# Need an opinion



## haywire haywood (Feb 22, 2015)

This just came out of a the fridge after a week with the Hi-Mountain buckboard bacon cure on it.  It doesn't look evenly colored which I take as not cured completely.  Should I go ahead and smoke it, or cure it longer?













boston butt.jpg



__ haywire haywood
__ Feb 22, 2015


----------



## woodcutter (Feb 22, 2015)

That is normal. The spots are from touching the bag and oxidizing differently. The color will even out as you smoke it.


----------



## haywire haywood (Feb 22, 2015)

Ok, thanks...


----------



## dave17a (Feb 24, 2015)

Woodcutter said:


> That is normal. The spots are from touching the bag and oxidizing differently.

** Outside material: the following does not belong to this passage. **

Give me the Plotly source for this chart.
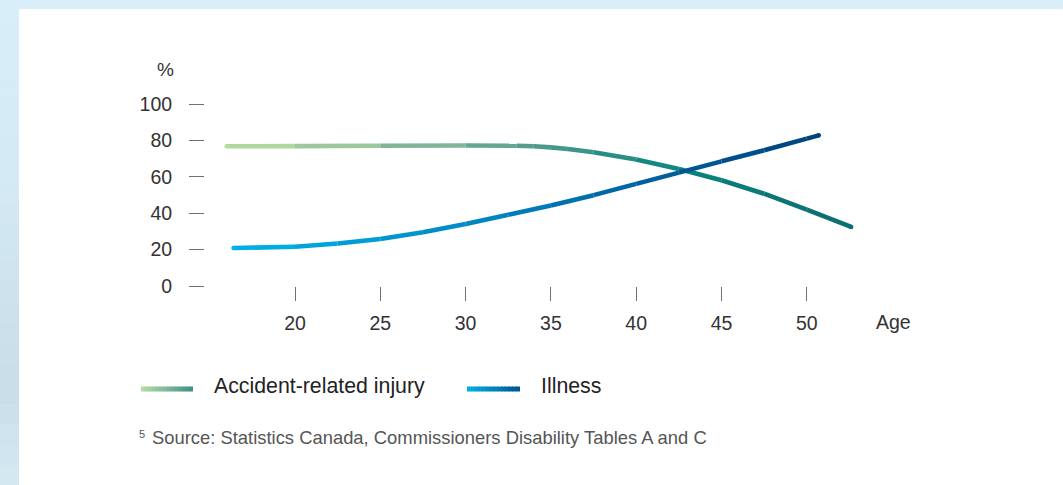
import plotly.graph_objects as go

# ---------------- data ----------------
accident_age = [16, 20, 25, 30, 33, 34, 35, 36, 37.5, 40, 42.5, 45, 47.5, 50, 52.6]
accident_pct = [76.9, 77.0, 77.2, 77.3, 77.2, 76.9, 76.3, 75.4, 73.6, 69.6, 64.4, 58.2, 50.8, 42.0, 32.5]

illness_age = [16.4, 20, 22.5, 25, 27.5, 30, 32.5, 35, 37.5, 40, 42.5, 45, 47.5, 50, 50.7]
illness_pct = [20.9, 21.6, 23.4, 25.9, 29.6, 34.1, 39.2, 44.3, 50.0, 56.2, 62.4, 68.6, 74.7, 81.1, 82.9]

x_ticks = [20, 25, 30, 35, 40, 45, 50]
y_ticks = [0, 20, 40, 60, 80, 100]

series_names = ["Accident-related injury", "Illness"]
y_unit = "%"
x_title = "Age"
source_note = "Source: Statistics Canada, Commissioners Disability Tables A and C"
source_mark = "5"

# ---------------- styling ----------------
FW, FH = 1063, 485
L, R, T, B = 205, 187, 95, 199
W, H = FW - L - R, FH - T - B
FONT = "Liberation Sans, Arial, Helvetica, sans-serif"

acc_stops = [(0.0, (184, 221, 161)), (0.25, (143, 192, 156)), (0.5, (79, 154, 140)),
             (0.72, (10, 133, 126)), (1.0, (12, 108, 112))]
ill_stops = [(0.0, (0, 178, 232)), (0.4, (0, 137, 196)), (0.55, (0, 117, 180)),
             (0.78, (0, 88, 150)), (1.0, (0, 66, 126))]
acc_legend_stops = [(0.0, (184, 221, 161)), (0.5, (125, 182, 152)), (1.0, (62, 143, 130))]
ill_legend_stops = [(0.0, (0, 176, 230)), (0.5, (0, 132, 192)), (1.0, (0, 82, 143))]


def grad(stops, f):
    f = min(max(f, 0.0), 1.0)
    for (f0, c0), (f1, c1) in zip(stops[:-1], stops[1:]):
        if f <= f1:
            t = (f - f0) / (f1 - f0) if f1 > f0 else 0
            c = [round(a + (b - a) * t) for a, b in zip(c0, c1)]
            return "rgb(%d,%d,%d)" % tuple(c)
    return "rgb(%d,%d,%d)" % stops[-1][1]


def px_x(px):
    return (px - L) / W


def px_y(py):
    return 1 - (py - T) / H


fig = go.Figure()


def add_gradient_series(xs, ys, stops, width=4.6):
    x0, x1 = xs[0], xs[-1]
    for i in range(len(xs) - 1):
        f = ((xs[i] + xs[i + 1]) / 2 - x0) / (x1 - x0)
        fig.add_trace(go.Scatter(
            x=[xs[i], xs[i + 1]], y=[ys[i], ys[i + 1]], mode="lines",
            line=dict(color=grad(stops, f), width=width),
            showlegend=False, hoverinfo="skip"))
    # round end caps
    fig.add_trace(go.Scatter(
        x=[xs[0], xs[-1]], y=[ys[0], ys[-1]], mode="markers",
        marker=dict(size=width, color=[grad(stops, 0), grad(stops, 1)], line=dict(width=0)),
        showlegend=False, hoverinfo="skip"))


add_gradient_series(accident_age, accident_pct, acc_stops)
add_gradient_series(illness_age, illness_pct, ill_stops)

shapes = []
# background: white panel with light blue top / left strips
shapes.append(dict(type="rect", xref="paper", yref="paper", x0=px_x(0), x1=px_x(FW),
                   y0=px_y(9), y1=px_y(0), fillcolor="#d9eef9", line=dict(width=0), layer="below"))
strip_stops = [(0.0, (216, 238, 249)), (0.35, (212, 234, 245)), (0.6, (205, 226, 236)),
               (0.8, (200, 221, 231)), (1.0, (212, 233, 242))]
nb = 24
for k in range(nb):
    a = FH * k / nb
    b = FH * (k + 1) / nb + 0.5
    shapes.append(dict(type="rect", xref="paper", yref="paper", x0=px_x(0), x1=px_x(19),
                       y0=px_y(b), y1=px_y(a), fillcolor=grad(strip_stops, (k + 0.5) / nb),
                       line=dict(width=0), layer="below"))

# legend swatches (gradient)
annotations = []
for (xa, xb), stops, name, tx in [((141, 193), acc_legend_stops, series_names[0], 213),
                                  ((467, 520), ill_legend_stops, series_names[1], 540)]:
    n = 14
    for k in range(n):
        sx0 = xa + (xb - xa) * k / n
        sx1 = xa + (xb - xa) * (k + 1) / n + 0.6
        shapes.append(dict(type="line", xref="paper", yref="paper",
                           x0=px_x(sx0), x1=px_x(min(sx1, xb)), y0=px_y(389), y1=px_y(389),
                           line=dict(color=grad(stops, (k + 0.5) / n), width=5)))
    annotations.append(dict(text=name, xref="paper", yref="paper", x=px_x(tx - 1), y=px_y(386),
                            xanchor="left", yanchor="middle", showarrow=False,
                            font=dict(family=FONT, size=21.3, color="#222222")))

annotations += [
    dict(text=y_unit, xref="paper", yref="paper", x=px_x(165), y=px_y(70),
         xanchor="center", yanchor="middle", showarrow=False,
         font=dict(family=FONT, size=19, color="#333333")),
    dict(text=x_title, xref="paper", yref="paper", x=px_x(874), y=px_y(322),
         xanchor="left", yanchor="middle", showarrow=False,
         font=dict(family=FONT, size=19.5, color="#333333")),
    dict(text=source_mark, xref="paper", yref="paper", x=px_x(137), y=px_y(434),
         xanchor="left", yanchor="middle", showarrow=False,
         font=dict(family=FONT, size=11, color="#555555")),
    dict(text=source_note, xref="paper", yref="paper", x=px_x(150), y=px_y(437),
         xanchor="left", yanchor="middle", showarrow=False,
         font=dict(family=FONT, size=18.4, color="#555555")),
]

x_min = 20 - (295 - L) / 17.06
x_max = 20 + (L + W - 295) / 17.06
y_max = (286 - T) / 1.817

fig.update_layout(
    width=FW, height=FH,
    margin=dict(l=L, r=R, t=T, b=B, pad=0),
    paper_bgcolor="white", plot_bgcolor="rgba(0,0,0,0)",
    shapes=shapes, annotations=annotations,
    showlegend=False,
    font=dict(family=FONT, color="#333333"),
    xaxis=dict(range=[x_min, x_max], tickvals=x_ticks, ticktext=[str(v) for v in x_ticks],
               showgrid=False, zeroline=False, showline=False,
               ticks="outside", ticklen=14, tickwidth=1.4, tickcolor="#707070",
               ticklabelstandoff=6,
               tickfont=dict(family=FONT, size=19.5, color="#333333"), fixedrange=True),
    yaxis=dict(range=[0, y_max], tickvals=y_ticks, ticktext=[str(v) for v in y_ticks],
               showgrid=False, zeroline=False, showline=False,
               ticks="outside", ticklen=15, tickwidth=1.4, tickcolor="#707070",
               ticklabelstandoff=13,
               tickfont=dict(family=FONT, size=19.5, color="#333333"), fixedrange=True),
)

fig.write_html("out.html", config={"displayModeBar": False},
               post_script="document.body.style.margin='0';document.body.style.overflow='hidden';")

The color will even out as you smoke it.


----------



## haywire haywood (Feb 24, 2015)

Thanks.  I cold smoked it at about 90-110 for about 4 hours and it turned out better than the others I've done at 70ish.  Just ordered an AMNPS and 2lbs each of pitmasters and apple to try.  I need to quit futzing around and build a more permanent smoker.

Ian


----------



## gary s (Mar 2, 2015)

Where are the pics ?

Gary


----------



## haywire haywood (Mar 2, 2015)

Please accept my most humble apologies... :)













2015-03-02 10.22.38.jpg



__ haywire haywood
__ Mar 2, 2015


















1424704563070.jpg



__ haywire haywood
__ Mar 2, 2015


----------



## gary s (Mar 2, 2015)

Now that's better looks great   
	

	
	
		
		



		
		
	


	





Gary


----------